C OF A (CIV) NO. 13/2001
IN THE COURT OF APPEAL OF LESOTHO
In the matter between :
MINISTRY OF HOME AFFAIRS AND
LOCAL GOVERNMENT 1st APPELLANT
THE ATTORNEY-GENERAL 2nd APPELLANT
WARD CHIEF OF LEKOKOANENG 3rd APPELLANT
PRINCIPAL CHIEF OF MAMATHE,
THUPA-KUBU AND TEYATEYANENG 4th APPELLANT
MATEKA SAKOANE RESPONDENT
HELD AT MASERU
Coram: Steyn, P
The broad issue we are called upon to decide in this appeal is whether a recognized customary headman is not entitled to have his name published as such in the gazette for public information simply because he is ungazetted.
Guni J in the court a quo decided the issue in favour of the customary headman in question, namely the Respondent, hence the appeal by the Appellants before us.
The Respondent's prayers before Guni J were set out in the following terms:-
"(a) Directing first respondent to cause the name of applicant to be published in the gazette for public information that applicant is the headman of HA SAKOANE in the Lekokoaneng Ward subordinate to the chief of Lekokoaneng.
Directing first, third and fourth respondents to take such necessary administrative action to facilitate the gazettment (sic) of the applicant.
Alternative to (a), declaring Section 3(1) of the Development Councils Order, 18 of 1991 as unconstitutional, in so far as it violates applicant's rights, and the rights of his subjects, relating to freedom from discrimination, and equality before the law enshrined in Article 4(1) (n) and (o), read with articles 18 and 19 of the Lesotho Constitution 1993.
Directing respondents to pay costs if they oppose this application.
Granting applicant further and or alternative relief."

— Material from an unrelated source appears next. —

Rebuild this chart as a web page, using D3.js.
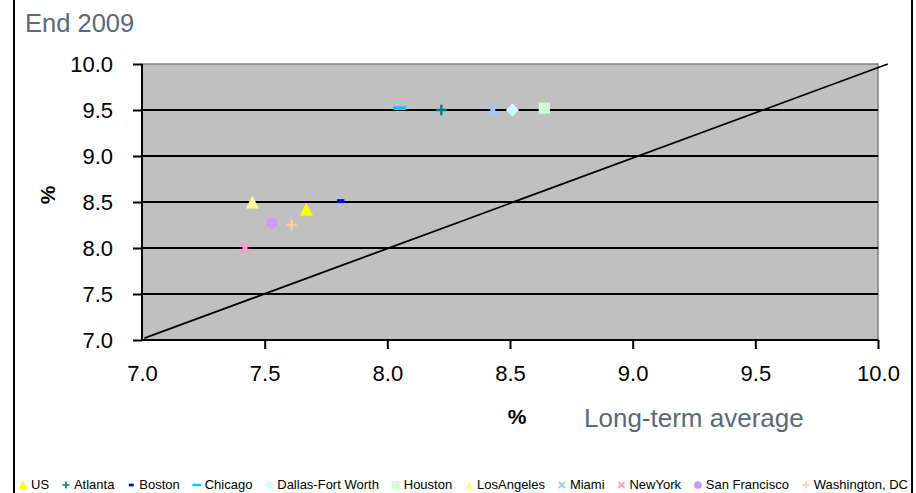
<!DOCTYPE html>
<html>
<head>
<meta charset="utf-8">
<script src="https://cdn.jsdelivr.net/npm/d3@7"></script>
<style>
  body { margin: 0; background: #fff; }
  svg { display: block; font-family: "Liberation Sans", Arial, sans-serif; }
</style>
</head>
<body>
<div id="chart"></div>
<script>
var w = 916;
var h = 493;

var margin = { top: 64, right: 38, bottom: 153, left: 142 };
var width = w - margin.left - margin.right;
var height = h - margin.top - margin.bottom;

// data
var cities = ["US", "Atlanta", "Boston", "Chicago", "Dallas-Fort Worth", "Houston",
  "LosAngeles", "Miami", "NewYork", "San Francisco", "Washington, DC"];
var longTerm = [7.67, 8.22, 7.81, 8.05, 8.51, 8.64, 7.45, 8.43, 7.42, 7.53, 7.61];
var end2009 = [8.42, 9.50, 8.51, 9.52, 9.50, 9.52, 8.50, 9.50, 8.00, 8.27, 8.25];
var colors = ["#ffff00", "#008080", "#0000ff", "#00ccff", "#ccffff", "#ccffcc",
  "#ffff99", "#99ccff", "#ff99cc", "#cc99ff", "#ffcc99"];
var shapes = ["triangle", "plus", "dashS", "dash", "diamond", "square",
  "triangle", "x", "x", "circle", "plus"];
var xTicks = [7.0, 7.5, 8.0, 8.5, 9.0, 9.5, 10.0];
var yTicks = [7.0, 7.5, 8.0, 8.5, 9.0, 9.5, 10.0];
var diagonal = [[7.01, 7.02], [10.04, 10.0]];

var data = cities.map(function (c, i) {
  return { name: c, x: longTerm[i], y: end2009[i], color: colors[i], shape: shapes[i] };
});

var x = d3.scaleLinear().domain([7, 10]).range([0, width]);
var y = d3.scaleLinear().domain([7, 10]).range([height, 0]);

var svg = d3.select("#chart").append("svg")
  .attr("width", w)
  .attr("height", h);

// outer frame (only sides visible)
svg.append("rect")
  .attr("x", 14).attr("y", -3)
  .attr("width", 898).attr("height", h + 6)
  .attr("fill", "none").attr("stroke", "#000").attr("stroke-width", 2);

svg.append("text")
  .attr("x", 25).attr("y", 32)
  .style("font-size", "25.5px").style("fill", "#586a7c")
  .text("End 2009");

var chart = svg.append("g").attr("transform", "translate(" + margin.left + "," + margin.top + ")");

chart.append("rect")
  .attr("width", width).attr("height", height)
  .attr("fill", "#c0c0c0").attr("stroke", "#808080").attr("stroke-width", 1.5);

chart.selectAll(".grid")
  .data(yTicks.filter(function (d) { return d > 7 && d < 10; }))
  .join("line")
  .attr("x1", 0).attr("x2", width)
  .attr("y1", function (d) { return y(d); })
  .attr("y2", function (d) { return y(d); })
  .attr("stroke", "#000").attr("stroke-width", 2);

// axes
var yAxis = chart.append("g")
  .call(d3.axisLeft(y).tickValues(yTicks).tickFormat(d3.format(".1f")).tickSize(9).tickPadding(20));
var xAxis = chart.append("g")
  .attr("transform", "translate(0," + height + ")")
  .call(d3.axisBottom(x).tickValues(xTicks).tickFormat(d3.format(".1f")).tickSize(9).tickPadding(16));

[yAxis, xAxis].forEach(function (a) {
  a.select(".domain").attr("stroke", "#000").attr("stroke-width", 2);
  a.selectAll(".tick line").attr("stroke", "#000").attr("stroke-width", 2);
  a.selectAll(".tick text")
    .style("font-size", "22px")
    .style("font-family", "'Liberation Sans', Arial, sans-serif")
    .attr("fill", "#000");
});
xAxis.select(".domain").attr("d", "M0,0H" + width);
yAxis.select(".domain").attr("d", "M0,0V" + height);
xAxis.selectAll(".tick").filter(function (d) { return d === 7; }).select("line").remove();

// diagonal
chart.append("path")
  .datum(diagonal)
  .attr("d", d3.line().x(function (d) { return x(d[0]); }).y(function (d) { return y(d[1]); }))
  .attr("fill", "none").attr("stroke", "#000").attr("stroke-width", 1.8);

function drawMarker(g, shape, color, s) {
  if (shape === "triangle") {
    g.append("path").attr("d", "M0," + (-s / 2) + "L" + (s / 2) + "," + (s / 2) + "L" + (-s / 2) + "," + (s / 2) + "Z")
      .attr("fill", color);
  } else if (shape === "square") {
    g.append("rect").attr("x", -s * 0.43).attr("y", -s * 0.43).attr("width", s * 0.86).attr("height", s * 0.86).attr("fill", color);
  } else if (shape === "diamond") {
    g.append("path").attr("d", "M0," + (-s / 2) + "L" + (s / 2) + ",0L0," + (s / 2) + "L" + (-s / 2) + ",0Z").attr("fill", color);
  } else if (shape === "circle") {
    g.append("circle").attr("r", s * 0.43).attr("fill", color);
  } else if (shape === "dash") {
    g.append("rect").attr("x", -s / 2).attr("y", -s * 0.15).attr("width", s).attr("height", s * 0.3).attr("rx", 1).attr("fill", color);
  } else if (shape === "dashS") {
    g.append("rect").attr("x", -s * 0.28).attr("y", -s * 0.15).attr("width", s * 0.56).attr("height", s * 0.3).attr("fill", color);
  } else if (shape === "plus") {
    g.append("path").attr("d", "M" + (-s * 0.4) + ",0H" + (s * 0.4) + "M0," + (-s * 0.4) + "V" + (s * 0.4))
      .attr("stroke", color).attr("stroke-width", Math.max(1.5, s * 0.18));
  } else if (shape === "x") {
    g.append("path").attr("d", "M" + (-s * 0.35) + "," + (-s * 0.35) + "L" + (s * 0.35) + "," + (s * 0.35) +
      "M" + (-s * 0.35) + "," + (s * 0.35) + "L" + (s * 0.35) + "," + (-s * 0.35))
      .attr("stroke", color).attr("stroke-width", Math.max(1.5, s * 0.22));
  }
}

chart.selectAll(".pt")
  .data(data)
  .join("g")
  .attr("class", "pt")
  .attr("transform", function (d) { return "translate(" + x(d.x) + "," + y(d.y) + ")"; })
  .each(function (d) { drawMarker(d3.select(this), d.shape, d.color, 13); });

// axis titles
svg.append("text")
  .attr("transform", "translate(55,195) rotate(-90)")
  .attr("text-anchor", "middle")
  .style("font-size", "21px").style("font-weight", "bold")
  .text("%");

svg.append("text")
  .attr("x", 517).attr("y", 424)
  .attr("text-anchor", "middle")
  .style("font-size", "21px").style("font-weight", "bold")
  .text("%");

svg.append("text")
  .attr("x", 584).attr("y", 427)
  .style("font-size", "26px").style("fill", "#586a7c")
  .text("Long-term average");

// legend
var legend = svg.append("g");
var items = legend.selectAll(".leg")
  .data(data)
  .join("g")
  .attr("class", "leg");
items.each(function (d) { drawMarker(d3.select(this).append("g").attr("transform", "translate(0,-4)"), d.shape, d.color, 9); });
items.append("text")
  .attr("x", 8).attr("y", 0)
  .style("font-size", "13px")
  .text(function (d) { return d.name; });

var widths = [];
items.select("text").each(function () { widths.push(this.getComputedTextLength() + 8); });
var startX = 23, endX = 908;
var total = d3.sum(widths);
var gap = (endX - startX - total) / (widths.length - 1);
var cx = startX;
items.attr("transform", function (d, i) {
  var t = "translate(" + cx + ",489)";
  cx += widths[i] + gap;
  return t;
});
</script>
</body>
</html>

At the outset it must be said that the Appellants (who were Respondents in the court a quo) admitted almost all the material averments contained in the Respondent's (then Applicant) founding affidavit. In particular the Appellants admitted that the Respondent was a customary headman of the village of Ha Sakoane. More importantly, it was not denied and it must accordingly be accepted, that the village in question together with its customary headmanship ''were established well before 1945" Indeed it need hardly be stressed that following the rule in Plascon-Evans Paints v Van Riebeeck Paints (Pty) Ltd 1984 (3) SA 623 (A) at 634-635 it is now settled law in this country that in motion proceedings where an applicant applies for final relief as in casu, the court is entitled to assume the correctness of his averments which are admitted or not challenged by the respondent. Decisions of this court in that regard are legion. See for example Bernard Moselane and Others v The Manager Bonhomme High School and Others LLR & LB (1991-92)
132 at 135; Hyperama (Pty) Ltd v OK Bazaars Limited LLR & LB (1991- 92) 183 at 184; David Theko Khoabane Moteane v Mohlalefi Moteane & Others LLR & LB (1997-98) 43 at 46.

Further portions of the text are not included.